Mr. Pitt's organization has been criticized for failing to create affordable housing with its fancy architects, and hard-to-build construction. But it is almost unanimously agreed that Make It Right has managed to accomplish the following: 1) it has brought national attention to the rebuilding efforts, facilitating the fundraising efforts of other non-profit developers in New Orleans; 2) it has lifted the standard of housing development for low-income New Orleanians; and 3) it has made affordable green technologies (such as solar panels) that were formerly cost-prohibitive, in a way that only an organization with copious amounts of unfettered start-up capital can. So, while the cluster of houses do not exactly express the local flavor of traditional architecture, it is well-accepted here that the Make It Right Foundation already has had a positive impact on the process of rebuilding New Orleans.

On my way out of the 9th Ward, by happy accident, I bump into Bayou Bienvenue, which was formerly a luscious swamp, littered with trees and other greenery. Today, it is a blue waterscape sparsely dotted with cypress stumps. Because of the dredging of various canals and waterways for commercial purposes, the trees that once dominated there have died, in effect eradicating a marshy wetland that used to serve as a natural buffer protecting New Orleans from the flooding effects of hurricanes. Bayou Bienvenue now is an experiment, as local groups attempt to repopulate it with the flora and fauna that previously served as one of New Orleans' most effective sentinels.

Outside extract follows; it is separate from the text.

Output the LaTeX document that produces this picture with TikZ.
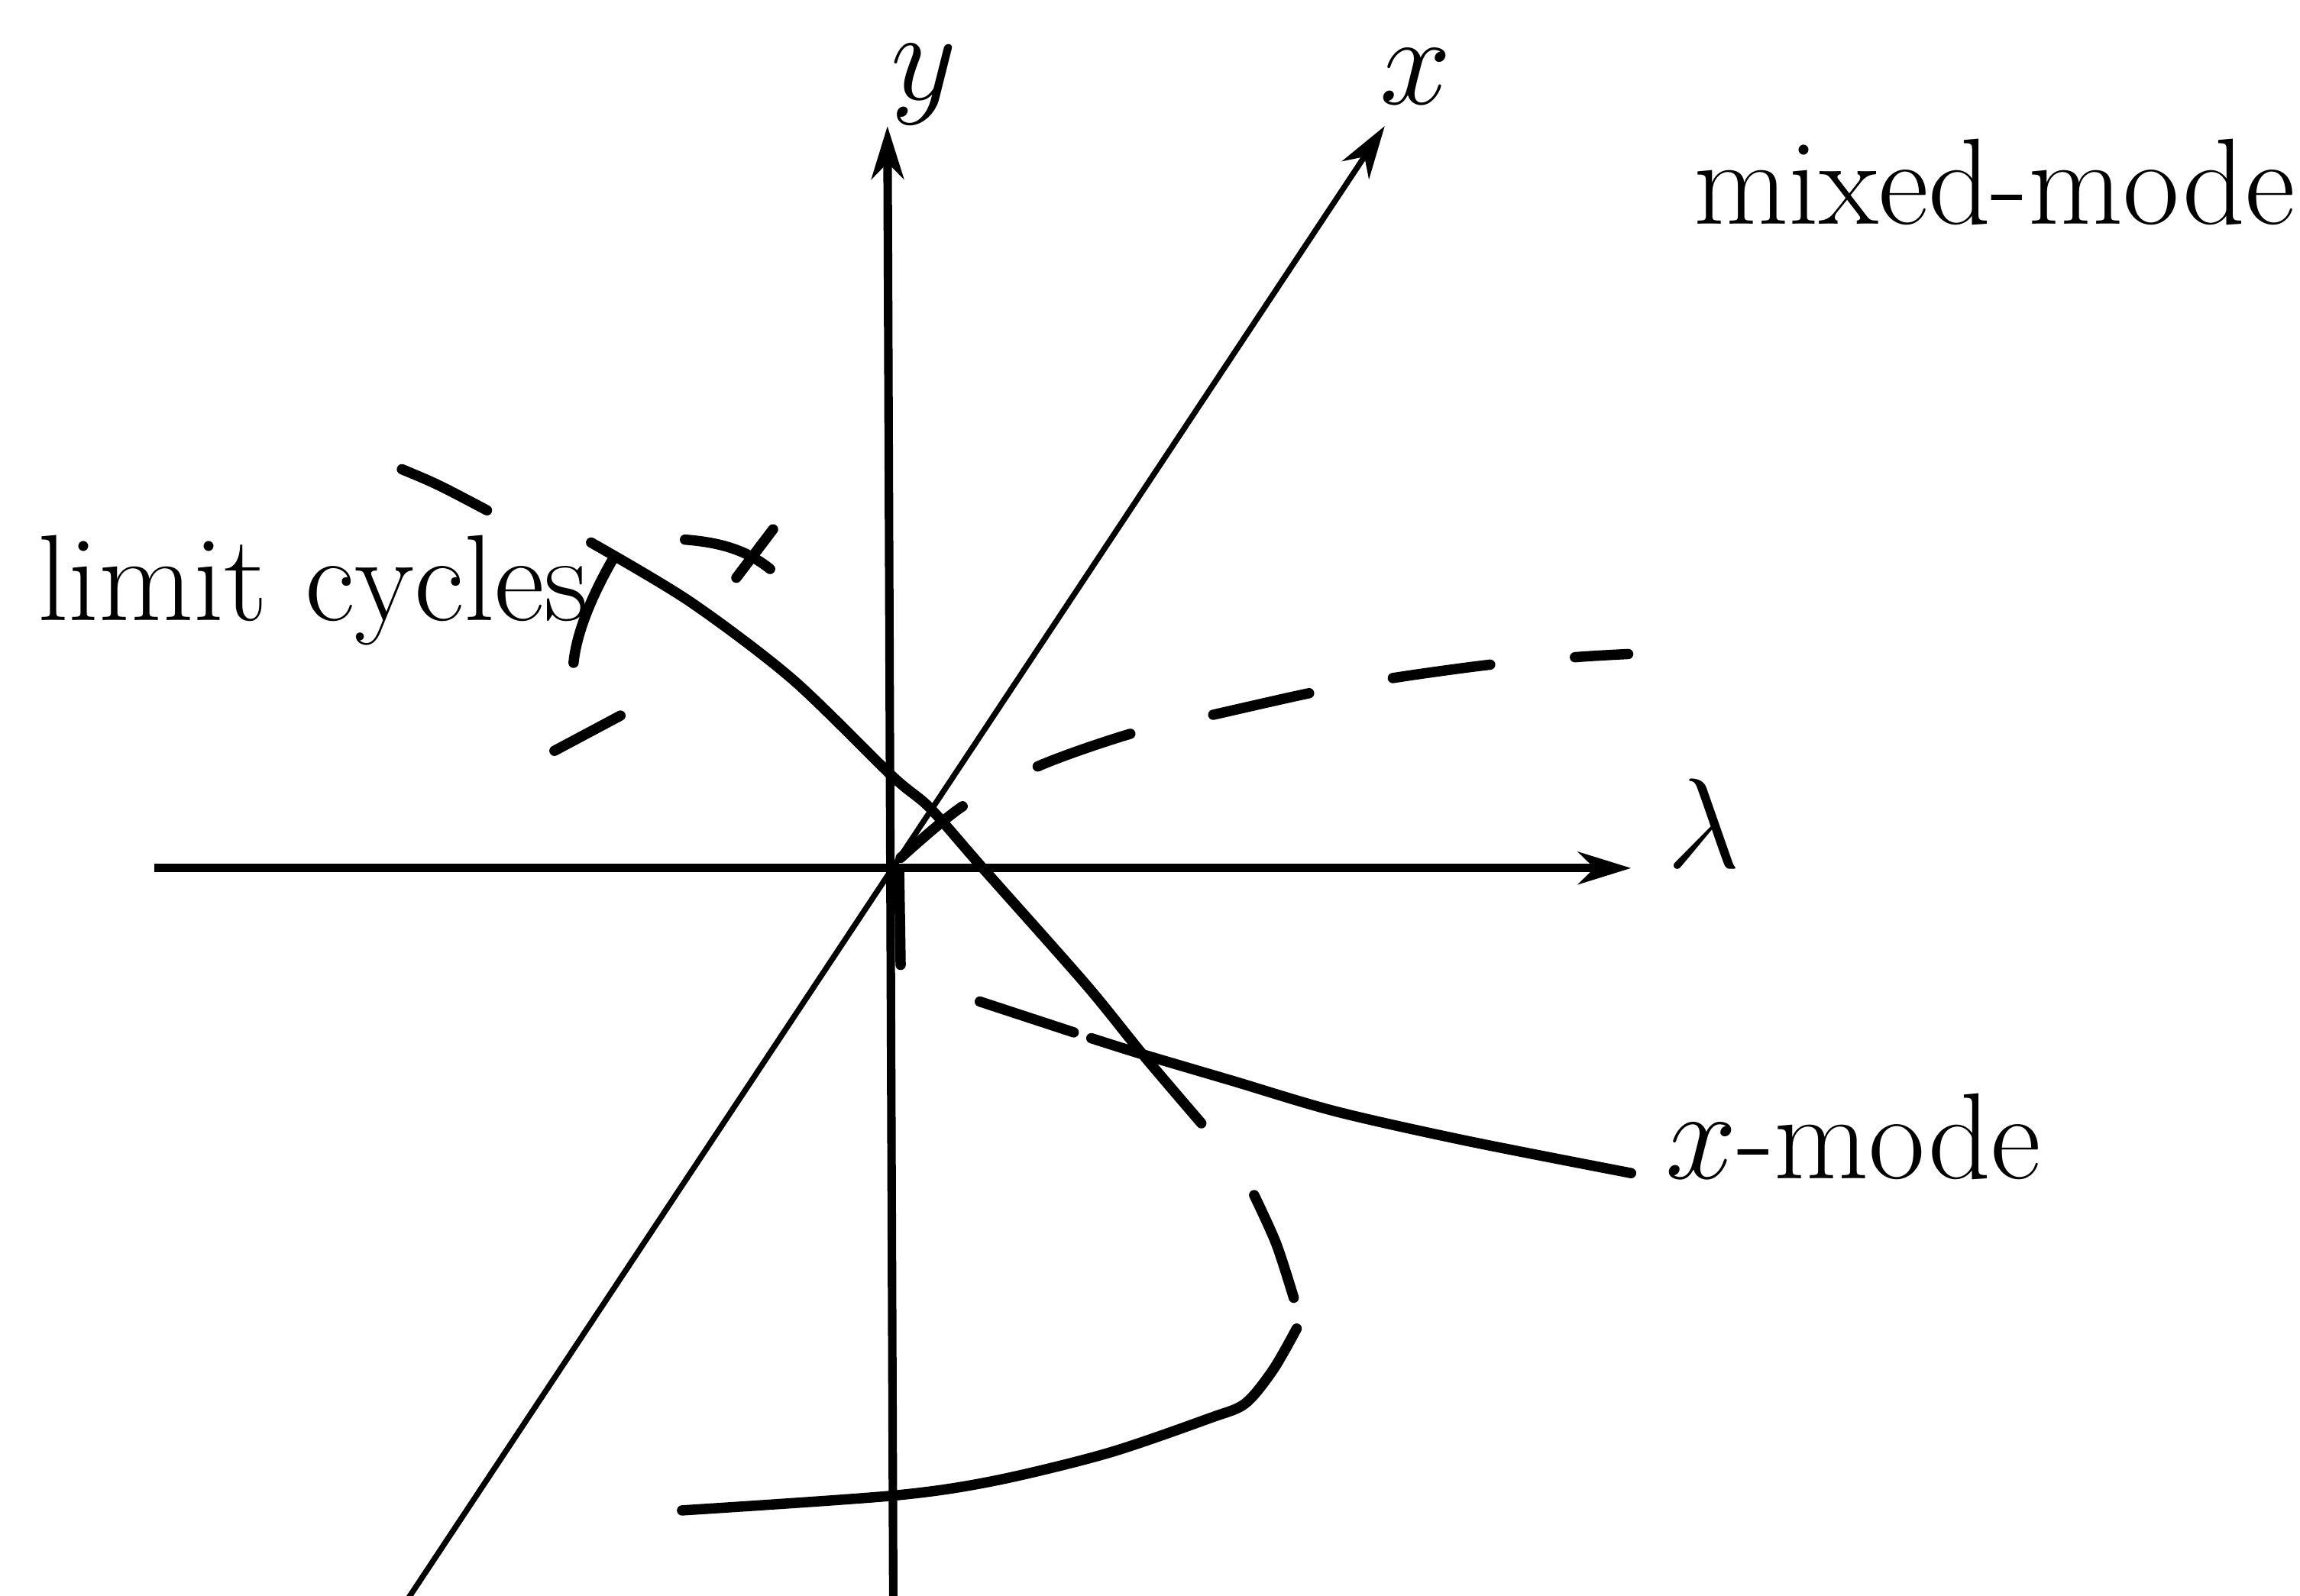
\documentclass[tikz,border=0pt]{standalone}
\usepackage{amsmath}
\usetikzlibrary{arrows.meta}

\begin{document}
\begin{tikzpicture}[
  font=\fontsize{23.8}{28}\selectfont,
  axis/.style={line width=1.65pt, -{Stealth[length=3.6mm, width=2.2mm, inset=1.1mm]}},
  branch/.style={line width=2pt, line cap=round},
  unstable/.style={branch, dash pattern=on 6.7mm off 5.8mm, dash phase=1.2mm},
  lbl/.style={inner sep=0pt, anchor=base west},
  axlbl/.style={inner sep=0pt, anchor=base}]
\useasboundingbox (-6.08,-4.96) rectangle (9.60,5.92);
\coordinate (O) at (0,0);
\coordinate (lamL) at (-5.03,0);
\coordinate (lamR) at (5.04,0);
\coordinate (yB) at (0.01,-5.00);
\coordinate (yT) at (-0.03,5.06);
\coordinate (xB) at (-3.31,-5.00);
\coordinate (xT) at (3.36,5.06);
\draw[axis] (lamL) -- (lamR);
\draw[axis] (yB) -- (yT);
\draw[axis, line width=1.1pt] (xB) -- (xT);
\node[axlbl] (ylab) at (0.22,5.24) {$y$};
\node[axlbl] (xlab) at (3.57,5.21) {$x$};
\node[lbl] (lamlab) at (5.28,0) {$\lambda$};
\node[lbl] (mixed) at (5.46,4.39) {mixed-mode};
\node[lbl] (limcyc) at (-5.83,1.69) {limit cycles};
\node[lbl] (xmode) at (5.27,-2.12) {$x$-mode};
% branch through the origin
\draw[branch] plot[smooth] coordinates {(-2.05,2.22) (-1.38,1.82) (-0.68,1.29) (0,0.63)
  (0.26,0.41) (0.62,0) (1.32,-0.79) (1.71,-1.27) (2.11,-1.74)};
\draw[branch] plot[smooth] coordinates {(2.47,-2.23) (2.62,-2.56) (2.74,-2.93)};
\draw[branch] plot[smooth] coordinates {(2.76,-3.14) (2.60,-3.42) (2.41,-3.65) (2.17,-3.75)
  (1.47,-3.99) (0.69,-4.18) (0,-4.28) (-1.43,-4.38)};
% x-mode
\draw[branch] (0.05,-0.03) -- (0.06,-0.66);
\draw[branch] (0.60,-0.91) -- (1.24,-1.12);
\draw[branch] plot[smooth] coordinates {(1.36,-1.16) (1.71,-1.27) (2.32,-1.45) (3.03,-1.66)
  (3.92,-1.86) (5.04,-2.08)};
% mixed-mode
\draw[unstable] plot[smooth] coordinates {(0.06,0.07) (0.48,0.42) (1.01,0.70) (1.64,0.92)
  (2.21,1.05) (2.88,1.20) (3.44,1.30) (4.10,1.39) (4.68,1.44) (5.02,1.46)};
% limit cycles
\draw[branch] (-3.34,2.72) .. controls (-3.10,2.62) .. (-2.76,2.44);
\draw[branch] (-1.90,2.11) .. controls (-2.05,1.85) and (-2.15,1.60) .. (-2.17,1.40);
\draw[branch] (-2.30,0.80) -- (-1.85,1.04);
\draw[branch] (-1.41,2.24) .. controls (-1.15,2.22) and (-0.98,2.16) .. (-0.83,2.04);
\draw[branch] (-1.06,1.98) -- (-0.81,2.31);
\end{tikzpicture}
\end{document}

Back in February of this year, a non-profit group built a wooden observation deck there, and on this day I sit and watch an old-timer perched on a large piece of driftwood. He is fishing for crab with pieces of raw chicken thigh and neck. He jokes that he once tried Popeye's chicken but that the crab complained about the spices. In front of my very eyes he pulls up about eight crab in the span of twenty minutes. Sitting with me are a handful of well-dressed, middle-aged African Americans. They tell me that they are former residents of the Lower 9th Ward, now relocated in Tennessee since the storm. We sit watching and chatting with our crab fisherman friend, as we all enjoy the breeze coming off the water. Despite their obvious differences in class with one another, all chat heartily with their former neighbor, comparing notes of who they knew living in the area before the storm. And, as I listen, I can't help but wonder if the efforts of the local groups will make this landscape green again; if this body of water will ever be able to protect the communities of New Orleans like it once did.

Hope springs eternal here. As I write this entry I think of a conversation I recently had with my new co-worker, a life-long New Orleanian who already has taught me a lot about local culture. "People here celebrate anything, we just look for reasons to celebrate," he explains, as we drive by droves of Saints fans under highway overpasses, hosting tailgate parties at 1:00pm in the afternoon on game day. "Hell, we even celebrate death. Have you ever seen a jazz funeral?" he asks. He is referring to the local tradition of commemorating a death with a full brass band marching with the mourners to the burial site.

I share with him my personal conjecture that New Orleans probably wouldn't have survived, wouldn't have been rebuilt, without such a strong culture. Take away the buildings, wipe them out in a storm; but if you have people who love the intangibles of the culture, of the community, of the city, then the buildings will be rebuilt, and the community will rise again, despite all the environmental, geographical, and meteorological odds against it.

Comments

  1. The refurbished houses next to abandoned ones, vegetation taking back vacated areas ... it reminds me of "The Word Without Us," a fascinating book by Alan Weisman. Humanity's hold on the places we inhabit is far more fleeting that most of us care to think about.